The actions are important for several reasons. The new facility trumps the recently announced Term Securities Lending Facility (TSLF) that was to go into effect later this month on March 27th. Yesterday's action provides direct loans to both banks and non-bank primary dealers. It is intended to facilitate their ability to liquefy what might otherwise be relatively illiquid assets. But it also means that the Fed is willing to take on credit risk to broker dealers. Whether there will still be a stigma associated with this borrowing, which would not have accompanied the borrowing of securities through the TSLF is not known.

The new actions also demonstrate that the perceived problems in financial markets were sufficiently critical so as to not warrant waiting for the TSLF to go into effect later in March. Why implementation of the TSLF wasn't accelerated is an interesting question.

The actions also demonstrate that the so-called liquidity problems (which this author has previously suggested may be actually solvency issues) are mainly a problem for the prime brokers who were also the main players in proliferating securitized debt securities based on sub-prime mortgages and other assets. It is still a major question as to what the values of these securities are and how much of an actual liability they represent for the intuitions in question.

Whether those risks were real or imagined may never really be known but we now know that too-big-to fail is still alive and well, even in the US, and despite FDICIA. Federal Deposit Insurance Corporation Improvement Act (FIDICIA) was enacted in 1991. FIDICIA requires that management report annually on the quality of internal controls and that the outside auditors attest to that control evaluation.

Finally, the Fed has also taken the extraordinary step of helping to finance the takeover of a private sector firm by one of the nation's largest banking organizations. The implications of this will be explored in a future Commentaries when more of the details become public.

What may be lost in the excitement of the moment, as markets attempt to digest these latest actions, is that were taken by the Board of Governors through the Federal Reserve Bank of NY to address issues of financial stability. These were NOT actions taken by the Federal Open Market Committee (FOMC). Their main responsibility is the conduct of monetary policy for the country.
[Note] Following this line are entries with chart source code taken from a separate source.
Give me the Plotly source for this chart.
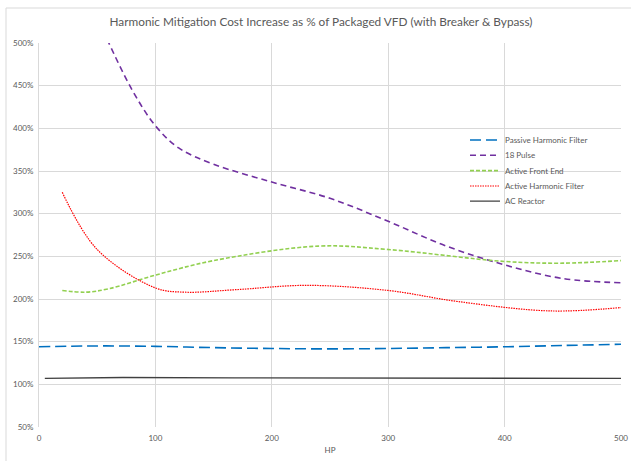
import plotly.graph_objects as go

# Data
hp_passive = [0, 50, 100, 150, 200, 250, 300, 350, 400, 450, 500]
passive = [144, 145, 144.5, 143, 142, 141.5, 142, 143, 144, 145.5, 147]

hp_18p = [55, 60, 80, 100, 120, 150, 200, 250, 300, 350, 400, 450, 500]
pulse18 = [515, 500, 445, 403, 377, 358, 337, 318, 291, 262, 240, 224, 219]

hp_afe = [20, 40, 60, 100, 150, 240, 300, 400, 450, 500]
afe = [210, 208, 212, 228, 245, 262, 258, 244, 242, 245]

hp_ahf = [20, 50, 100, 125, 170, 230, 300, 360, 440, 500]
ahf = [325, 258, 213, 208, 211, 216, 210, 197, 186, 190]

hp_acr = [5, 72, 168, 360, 500]
acr = [107, 108, 107.5, 107, 107]

y_ticks = [50, 100, 150, 200, 250, 300, 350, 400, 450, 500]
y_labels = [f"{v}%" for v in y_ticks]
x_ticks = [0, 100, 200, 300, 400, 500]

FONT = "Lato"
GRAY = "#595959"

series = [
    (hp_passive, passive, "Passive Harmonic Filter", dict(color="#0070C0", width=1.6, dash="11px,5px", shape="spline")),
    (hp_18p, pulse18, "18 Pulse", dict(color="#7030A0", width=1.6, dash="6px,4px", shape="spline")),
    (hp_afe, afe, "Active Front End", dict(color="#92D050", width=1.6, dash="4px,2px", shape="spline")),
    (hp_ahf, ahf, "Active Harmonic Filter", dict(color="#FF0000", width=1.2, dash="1.5px,1px", shape="spline")),
    (hp_acr, acr, "AC Reactor", dict(color="#404040", width=1.3)),
]

# legend rows (pixel y of each entry in the 461px-tall image)
legend_rows_px = [140, 155.3, 170.6, 186, 201.2]

fig = go.Figure()
layout_legends = {}
for i, (xs, ys, name, line) in enumerate(series):
    key = "legend" if i == 0 else f"legend{i + 1}"
    fig.add_trace(go.Scatter(x=xs, y=ys, mode="lines", name=name, line=line, legend=key))
    layout_legends[key] = dict(
        x=(465 - 39) / 582, y=(427 - legend_rows_px[i]) / 384, xanchor="left", yanchor="middle",
        bgcolor="rgba(0,0,0,0)", font=dict(size=8, color=GRAY, family=FONT),
        itemwidth=30, borderwidth=0,
    )

fig.update_layout(
    width=631, height=461,
    margin=dict(l=39, r=10, t=43, b=34, autoexpand=False),
    paper_bgcolor="white", plot_bgcolor="white",
    font=dict(family=FONT, color=GRAY, size=8),
    title=dict(text="Harmonic Mitigation Cost Increase as % of Packaged VFD (with Breaker & Bypass)",
               x=321 / 631, xanchor="center", y=1 - 22 / 461, yanchor="middle",
               font=dict(family=FONT, size=11.8, color=GRAY)),
    showlegend=True,
    **layout_legends,
)
fig.update_xaxes(range=[0, 500], tickvals=x_ticks, showgrid=True, gridcolor="#D9D9D9",
                 zeroline=False, showline=False, ticks="", ticklen=0, ticklabelstandoff=5,
                 tickfont=dict(size=8, color=GRAY),
                 title=dict(text="HP", font=dict(size=8, color=GRAY), standoff=5))
fig.update_yaxes(range=[50, 500], tickvals=y_ticks, ticktext=y_labels, showgrid=True,
                 gridcolor="#D9D9D9", zeroline=False, showline=True, linecolor="#D9D9D9",
                 ticks="", ticklabelstandoff=3, tickfont=dict(size=8, color=GRAY))

# chart-area border (top and left edges visible)
top = (461 - 34 - 8) / 384
left = (6 - 39) / 582
fig.add_shape(type="line", xref="paper", yref="paper", x0=left, x1=1.2, y0=top, y1=top,
              line=dict(color="#D9D9D9", width=1))
fig.add_shape(type="line", xref="paper", yref="paper", x0=left, x1=left, y0=top, y1=-0.2,
              line=dict(color="#D9D9D9", width=1))

fig.write_html("out.html")
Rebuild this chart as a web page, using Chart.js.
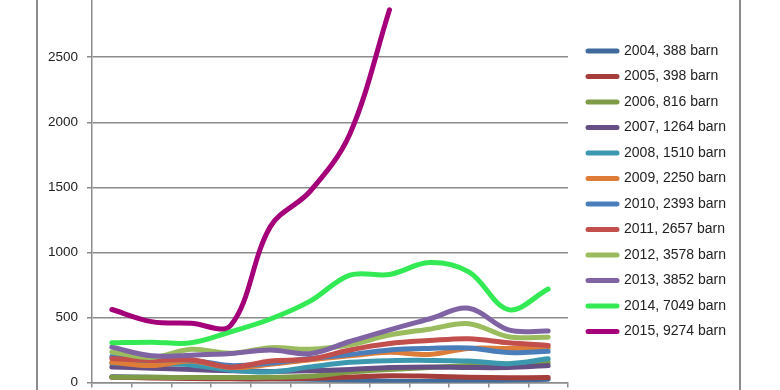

In other words, the story will not end today, Monday, March 17, 2008. We will get a separate and important assessment of the implications of these attempts to insulate the real economy from the potential negative feedback effects of these financial disruptions when the FOMC releases its decisions on whether and by how much to cut the Federal Funds rate on Tuesday. Stay tuned, there is more to come.

And one further brief note from Bob written late last week:

It is time to stop pretending.

Since last August the assertions regarding the turmoil in financial markets have been characterized as a temporary liquidity problem. The problems first surfaced last year with BNP Paribas and Bear Sterns' hedge fund collapse. More than 7 months have passed and, once again, another Bear Sterns shoe has dropped today as it has been forced to go to the NY Fed discount window through a JP Morgan conduit. This follows on the heels of the collapse of the Carlyle Group sponsored hedge fund in London. For months institutions, politicians and regulators have been in denial. Witness, for example, the proposals currently being floated by the SEC that would enable institutions to offer alternative "explanations" for how they value their assets. Pundits have been suggesting that uncertainty and loss of confidence are the roots of the problem, but this isn't the way to think about the problem.

It is time to step back and recognize that the current situation isn't a liquidity issue and hasn't been for some time now. Rather there is uncertainty about the underlying quality of assets which is a solvency issue driven by a breakdown in highly leveraged positions. Many of the special purpose entities and vehicles are comprised of pyramids of paper assets supported by leverage whose values are now unknown.

If it were a simple liquidity problem the actions that the Federal Reserve has taken would have dealt with the problems by now. If one doubts this observation, think about what the Federal Reserve has done over the past several months in an attempt to provide liquidity to those who need it. The Federal Funds rates have been cut by 225 basis points. Significant liquidity has been injected into markets by major central banks around the world. The Federal Reserve created the Term Auction Facility and recently announced the Term Security Lending Facility. These actions have had only temporary impacts on both market sentiment and on credit spreads.

This is also not an "animal spirits" problem but rather is the classic example of George Akerloff's "market for lemons." Essentially what Akerloff tells us is that, absent better information, it is rational for potential buyers of assets to assume that the assets offered for sale are "lemons," hence the flight to quality.

Finance theory clearly tells us that in such circumstances, firms facing questions about their assets, which typically are manifested by temporary problems of access to liquidity, will quickly find ways to reveal to the market the true condition of its assets. Smart institutions have ample mechanisms to deal with these problems - simply open up the books and show them to potential investors. At this time there are also several actions that the Fed should take to ease market questions about what has been happening.

First, there is a danger in anointing one institution to be the white knight to deal with the Bear Sterns problem. Second, there is a pressing need to provide more information and details about what the arrangements are with JP Morgan and Bear Sterns. That means being more forthcoming with its communications on what it is doing and why. Third, it is clear that there are many potential buyers for troubled firms, if it is easy to see what they are worth. This means that the Fed and Treasury should take the lead in forcing increased transparency on the part of all institutions that might be experiencing financial difficulties and those that are not. Finally, there needs to be the recognition that the problems at this time are confined to financial firms and have not contaminated the market for securities of firms in the real sector.